The “G” Word & Other Hot Buttons
What is it with the “G” word? Why do so many nondualists recoil from the word “God”? After all, it’s just a word, and like all words, it’s simply a symbol we sometimes use to try and transmit a concept. I think it’s a very efficient little three-letter word, and because of that efficiency it’s a really useful one. I frequently use it, but I see some people wince when I do.
What’s up with the “not that again” reaction? I’ll tell you: it’s conditioning rising to meet circumstance. The circumstance is the “G” word, and the unconscious conditioning is that “I don’t like that word!” Who is that “I”?
Or perhaps it is viewed as not being “intellectual enough”. By who? (I confess to having been guilty of this one for a long, long time.)
Are we just going to stick to our guns and continue to follow the character’s blind conditioning, or have we come together to try and release our conditioning?
I’ve had people in session work ask me if I could please use some term other than the “G” word. I’m happy do so, because I’m not attached to either using it or not using it. If some other word makes them feel more comfortable, okay. But if I do that, I know that I have got an uphill battle on my hands for the rest of the session.
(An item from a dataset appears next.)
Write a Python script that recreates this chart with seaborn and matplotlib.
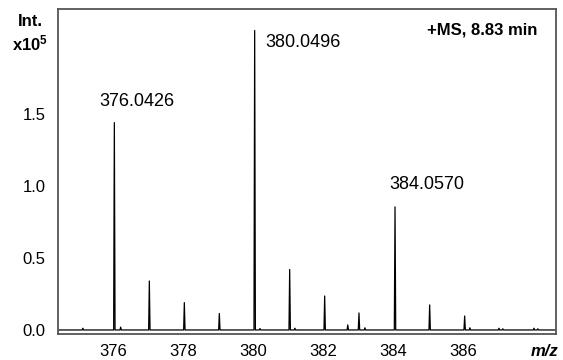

If I am working with someone who’s so attached to their beliefs and reactions about a word, how in the world am I going to be able to help them see something that’s a hundred times more sensitive—their make believe character?
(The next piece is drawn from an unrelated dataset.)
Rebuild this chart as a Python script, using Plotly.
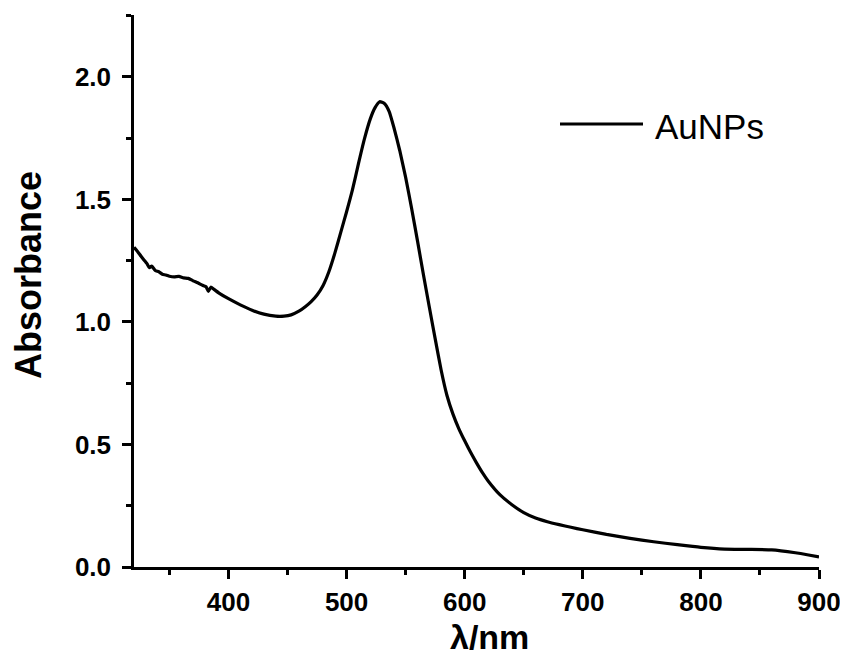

I was raised by an evangelical mother, but when I use the “G” word it doesn’t refer to anything that came out of that experience. And I’m unwilling to have that experience–or any other that I can think of–limit my present vocabulary.
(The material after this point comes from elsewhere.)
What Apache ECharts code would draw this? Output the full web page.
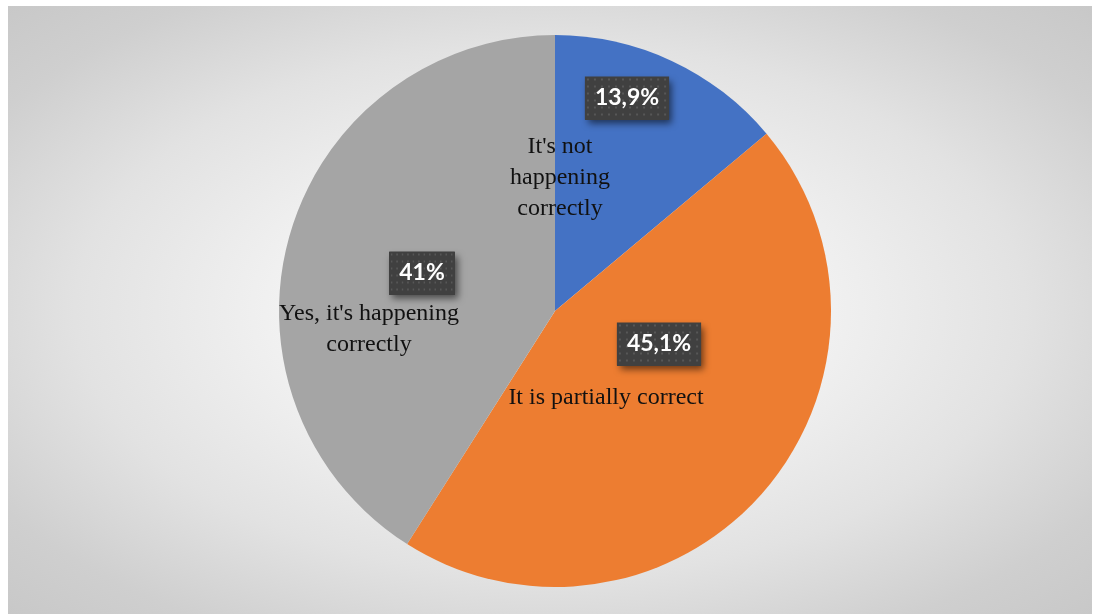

When I use the “G” word I mean consciousness. I mean manifestation itself which is spontaneously arising freshly in every moment. I mean the functional mechanism of Life Itself.
What You Are—what I Am—is prior to language. There is no word that’s going to nail down IT.
The “G” word is just one hot button out of many. Spirituality is full of them. Similar to the God-recoil, I have a friend, my best friend for decades, who’s almost violently angry with all things Christian. That’s his hottest hot button. And he’d rather hang onto that position than be clear. Obviously he can’t be both, and he’d rather be right than awake.
My friend, in effect, is a practicing anti-Christian. His conditioning is blocking him from being awake to this arising. I find that rather sad, because I know for a face that he was awake to at least one moment, because I was on the other end of the phone when he woke up. And then his heavy conditioning pulled his eyelids back down for a long nap.
Since that’s what he’s doing, I’m not going to be foolish to think he shouldn’t be doing it. But it certainly limits our communication, and thus our overall closeness. I can’t be best-friend-close to anyone who’s not at least reasonably clear. I don’t mean that in an elitist way. It’s just that I’m a one-trick pony and if we can’t earnestly, candidly, and deeply talk about spiritual matters, then we have precious little to talk about.
I’m glad to be awake to at least this hot button, but it’s high time for me to dig around and find out what I’m not awake to. Happy hunting.
Here’s another way to help you break through your present box of conditioning. Paula Marvelly, author of Women of Wisdom and Teachers of One, wrote to tell me about her new blog. It’s a gorgeous new website that looks at Nonduality in art, literature and more. Do go check it out, and support this vital and “non-traditional” addition to our community. Thank you, Paula!
Kathleen
November 5, 2015 @ 4:30 pm
I appreciate God (and other spirits) as an intermediary to Oneness, when I feel the need to pray or give thanks, vent anger, or just talk.
Thanks for the Culturium link; it looks interesting.